A straightforward question from her mentor brought a career path into sharp relief: “So you’ve interned for the Intercultural Center, worked at the office of admission and you were the president of the Black Student Union, right? Have you thought about a career in student affairs?”
I now tell other students not to think in terms of what they want to do in the future, but to look at what they are already doing.
That’s when she got it. “I now tell other students not to think in terms of what they want to do in the future, but to look at what they are already doing,” Toutant said. “That’s how to find your passion.”
Toutant entered the Master of Education in Postsecondary Administration and Student Affairs (PASA) at the USC Rossier School of Education in 2016 and picked up where she had left off in college, taking on leadership roles in several student organizations, including Graduate Student Government and the Black Graduate Student Network.
Her dedication did not go unnoticed. She was named Outstanding First-Year Student by USC’s PASA Network and delivered the student address at the May 11 commencement ceremony for master’s students.
Road to studying student affairs at USC
If Toutant had been unsure about her career goal, it wasn’t for a lack of purpose. Her birth mother battled addictions and gave her up for adoption to the Toutants, as she trusted they would take good care of her. As a black and Native American transracial adoptee in a white family who grew up in a predominantly Latino community, her experiences with race have significantly impacted her journey as a black woman and scholar.
“What I like about Sarah is that she is confident, but she also makes herself vulnerable, and that’s a rare combination to find in people, let alone young students,” said Shafiqa Ahmadi, co-director of the USC Rossier Center for Education, Identity and Social Justice, who was impressed by Toutant’s take-charge approach to managing the center’s new Spoken Justice series, which creates a space for others to share personal reflections.
Toutant has spoken openly at those events about her adoption, the courage of her birth mother, her struggle with anxiety and the impact of the nation’s current political climate on students of color.
As she moves forward, she hasn’t forgotten where she comes from.

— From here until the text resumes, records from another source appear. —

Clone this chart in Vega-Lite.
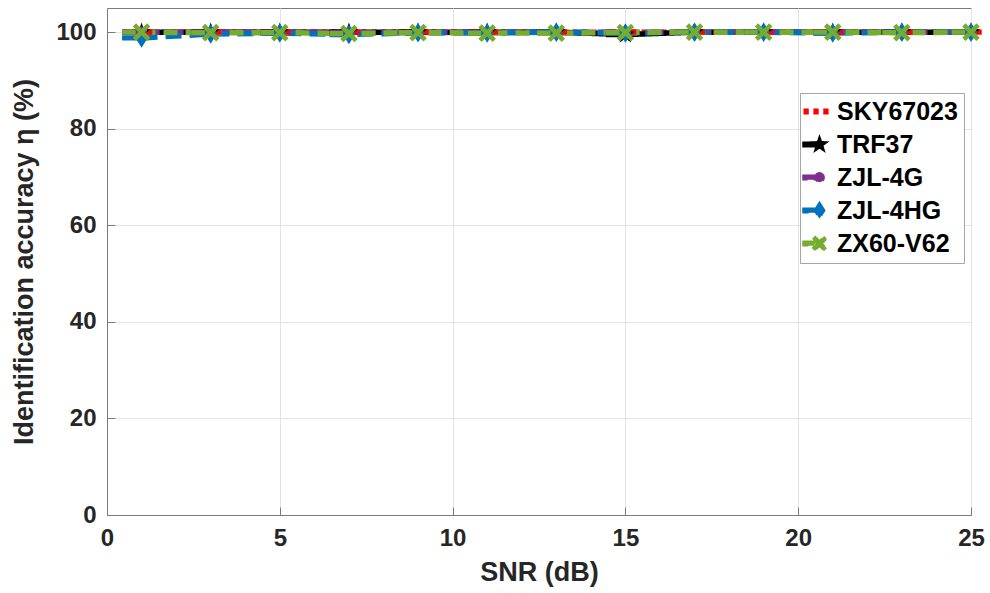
{
  "$schema": "https://vega.github.io/schema/vega-lite/v6.json",
  "width": 864,
  "height": 507,
  "autosize": {"type": "none"},
  "padding": {"left": 107, "top": 8, "right": 19, "bottom": 78},
  "background": "white",
  "config": {
    "font": "Liberation Sans",
    "view": {"stroke": "#7a7a7a", "strokeWidth": 1},
    "axis": {
      "labelFont": "Liberation Sans",
      "labelFontSize": 24,
      "labelFontWeight": "bold",
      "labelColor": "#262626",
      "labelFlush": false,
      "titleFont": "Liberation Sans",
      "titleFontSize": 27,
      "titleFontWeight": "bold",
      "titleColor": "#262626",
      "domainColor": "#7a7a7a",
      "tickColor": "#7a7a7a",
      "gridColor": "#e3e3e3",
      "gridWidth": 1,
      "tickSize": -8,
      "labelPadding": 19
    }
  },
  "data": {
    "values": [
      {"snr": 1, "acc": 100, "model": "SKY67023"},
      {"snr": 3, "acc": 100, "model": "SKY67023"},
      {"snr": 5, "acc": 100, "model": "SKY67023"},
      {"snr": 7, "acc": 100, "model": "SKY67023"},
      {"snr": 9, "acc": 100, "model": "SKY67023"},
      {"snr": 11, "acc": 100, "model": "SKY67023"},
      {"snr": 13, "acc": 100, "model": "SKY67023"},
      {"snr": 15, "acc": 100, "model": "SKY67023"},
      {"snr": 17, "acc": 100, "model": "SKY67023"},
      {"snr": 19, "acc": 100, "model": "SKY67023"},
      {"snr": 21, "acc": 100, "model": "SKY67023"},
      {"snr": 23, "acc": 100, "model": "SKY67023"},
      {"snr": 25, "acc": 100, "model": "SKY67023"},
      {"snr": 1, "acc": 100, "model": "TRF37"},
      {"snr": 3, "acc": 100, "model": "TRF37"},
      {"snr": 5, "acc": 100, "model": "TRF37"},
      {"snr": 7, "acc": 100, "model": "TRF37"},
      {"snr": 9, "acc": 100, "model": "TRF37"},
      {"snr": 11, "acc": 100, "model": "TRF37"},
      {"snr": 13, "acc": 100, "model": "TRF37"},
      {"snr": 15, "acc": 99.5, "model": "TRF37"},
      {"snr": 17, "acc": 100, "model": "TRF37"},
      {"snr": 19, "acc": 100, "model": "TRF37"},
      {"snr": 21, "acc": 100, "model": "TRF37"},
      {"snr": 23, "acc": 100, "model": "TRF37"},
      {"snr": 25, "acc": 100, "model": "TRF37"},
      {"snr": 1, "acc": 100, "model": "ZJL-4G"},
      {"snr": 3, "acc": 100, "model": "ZJL-4G"},
      {"snr": 5, "acc": 100, "model": "ZJL-4G"},
      {"snr": 7, "acc": 99.9, "model": "ZJL-4G"},
      {"snr": 9, "acc": 99.9, "model": "ZJL-4G"},
      {"snr": 11, "acc": 100, "model": "ZJL-4G"},
      {"snr": 13, "acc": 100, "model": "ZJL-4G"},
      {"snr": 15, "acc": 100, "model": "ZJL-4G"},
      {"snr": 17, "acc": 100, "model": "ZJL-4G"},
      {"snr": 19, "acc": 100, "model": "ZJL-4G"},
      {"snr": 21, "acc": 100, "model": "ZJL-4G"},
      {"snr": 23, "acc": 100, "model": "ZJL-4G"},
      {"snr": 25, "acc": 100, "model": "ZJL-4G"},
      {"snr": 1, "acc": 98.8, "model": "ZJL-4HG"},
      {"snr": 3, "acc": 99.6, "model": "ZJL-4HG"},
      {"snr": 5, "acc": 99.8, "model": "ZJL-4HG"},
      {"snr": 7, "acc": 99.5, "model": "ZJL-4HG"},
      {"snr": 9, "acc": 99.9, "model": "ZJL-4HG"},
      {"snr": 11, "acc": 99.8, "model": "ZJL-4HG"},
      {"snr": 13, "acc": 100, "model": "ZJL-4HG"},
      {"snr": 15, "acc": 99.8, "model": "ZJL-4HG"},
      {"snr": 17, "acc": 100, "model": "ZJL-4HG"},
      {"snr": 19, "acc": 100, "model": "ZJL-4HG"},
      {"snr": 21, "acc": 99.8, "model": "ZJL-4HG"},
      {"snr": 23, "acc": 100, "model": "ZJL-4HG"},
      {"snr": 25, "acc": 100, "model": "ZJL-4HG"},
      {"snr": 1, "acc": 100, "model": "ZX60-V62"},
      {"snr": 3, "acc": 99.9, "model": "ZX60-V62"},
      {"snr": 5, "acc": 99.9, "model": "ZX60-V62"},
      {"snr": 7, "acc": 99.7, "model": "ZX60-V62"},
      {"snr": 9, "acc": 99.9, "model": "ZX60-V62"},
      {"snr": 11, "acc": 99.8, "model": "ZX60-V62"},
      {"snr": 13, "acc": 99.8, "model": "ZX60-V62"},
      {"snr": 15, "acc": 99.9, "model": "ZX60-V62"},
      {"snr": 17, "acc": 100, "model": "ZX60-V62"},
      {"snr": 19, "acc": 100, "model": "ZX60-V62"},
      {"snr": 21, "acc": 100, "model": "ZX60-V62"},
      {"snr": 23, "acc": 99.9, "model": "ZX60-V62"},
      {"snr": 25, "acc": 100, "model": "ZX60-V62"}
    ]
  },
  "encoding": {
    "x": {
      "field": "snr", "type": "quantitative",
      "scale": {"domain": [0, 25], "nice": false, "zero": false},
      "axis": {"title": "SNR (dB)", "values": [0, 5, 10, 15, 20, 25], "grid": true, "titlePadding": 9}
    },
    "y": {
      "field": "acc", "type": "quantitative",
      "scale": {"domain": [0, 105], "nice": false},
      "axis": {"title": "Identification accuracy η (%)", "values": [0, 20, 40, 60, 80, 100], "grid": true, "titlePadding": 17}
    },
    "color": {
      "field": "model", "type": "nominal",
      "scale": {
        "domain": ["SKY67023", "TRF37", "ZJL-4G", "ZJL-4HG", "ZX60-V62"],
        "range": ["#ff0000", "#000000", "#7e2f8e", "#0072bd", "#77ac30"]
      },
      "legend": {
        "title": null,
        "orient": "none",
        "legendX": 693,
        "legendY": 85,
        "padding": 6,
        "fillColor": "white",
        "strokeColor": "#a6a6a6",
        "labelFont": "Liberation Sans",
        "labelFontSize": 25,
        "labelFontWeight": "bold",
        "labelColor": "#000000",
        "symbolSize": 121,
        "symbolOffset": 1,
        "labelOffset": 5,
        "rowPadding": 7,
        "labelLimit": 300
      }
    }
  },
  "layer": [
    {
      "mark": {"type": "line", "strokeWidth": 5.5, "strokeCap": "butt"},
      "encoding": {
        "strokeDash": {
          "field": "model", "type": "nominal", "legend": null,
          "scale": {
            "domain": ["SKY67023", "TRF37", "ZJL-4G", "ZJL-4HG", "ZX60-V62"],
            "range": [[5, 5], [1, 0], [18, 6], [16, 8], [14, 8]]
          }
        }
      }
    },
    {
      "mark": {"type": "point", "filled": true, "opacity": 1, "size": 169, "strokeWidth": 0},
      "encoding": {
        "shape": {
          "field": "model", "type": "nominal", "legend": null,
          "scale": {
            "domain": ["SKY67023", "TRF37", "ZJL-4G", "ZJL-4HG", "ZX60-V62"],
            "range": [
              "M-2.9,-0.42h0.95v0.84h-0.95z M-1.1,-0.42h0.95v0.84h-0.95z M0.7,-0.42h0.95v0.84h-0.95z",
              "M-3,-0.4H-0.45V0.4H-3Z M0,-1.5 L0.353,-0.485 L1.427,-0.464 L0.571,0.185 L0.882,1.214 L0,0.6 L-0.882,1.214 L-0.571,0.185 L-1.427,-0.464 L-0.353,-0.485 Z",
              "M-3,-0.4H-0.8V0.4H-3Z M-0.85,0 A0.85,0.85 0 1,1 0.85,0 A0.85,0.85 0 1,1 -0.85,0 Z",
              "M-3,-0.4H-0.7V0.4H-3Z M0,-1.5 L0.95,0 L0,1.5 L-0.95,0 Z",
              "M-3,-0.4H-0.9V0.4H-3Z M-0.85,-1.35 L1.35,0.85 L0.85,1.35 L-1.35,-0.85 Z M-1.35,0.85 L0.85,-1.35 L1.35,-0.85 L-0.85,1.35 Z"
            ]
          }
        }
      }
    }
  ]
}
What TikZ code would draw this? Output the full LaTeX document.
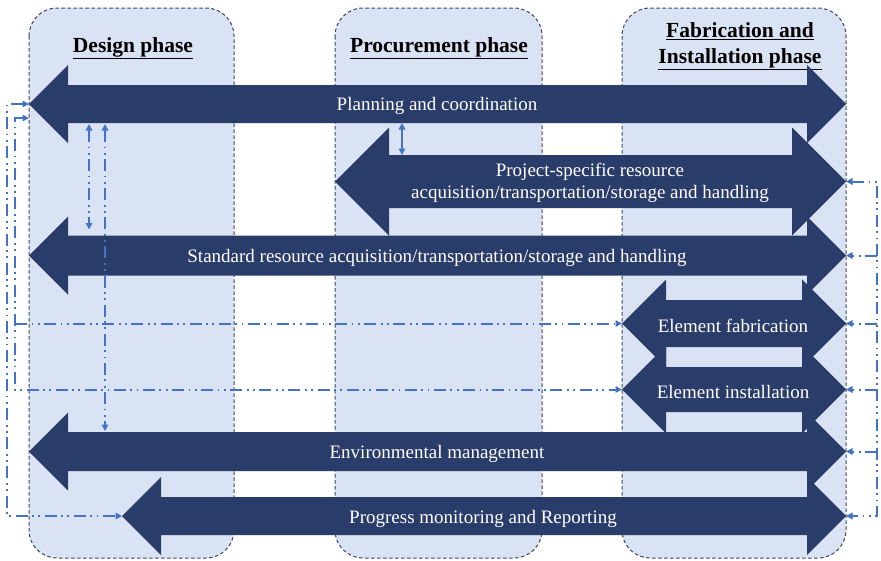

Last month she attended USF’s Admitted Students Day, where she spoke to the finalists applying for the university’s new Black Scholars Program. The university had delivered on her demands and is opening a living-learning community for black students this fall.
These experiences and her identities have influenced her eagerness to research the experiences of black students while affirming her commitment to racial justice. This fall, Toutant will begin the USC Rossier PhD program in Urban Education Policy and become a research associate in the USC Race and Equity Center under the guidance of Shaun Harper, her adviser and the center’s executive director.
“Sarah’s determined — she will accomplish everything she sets her mind to,” Ahmadi said. “I cannot wait to see what she does next.”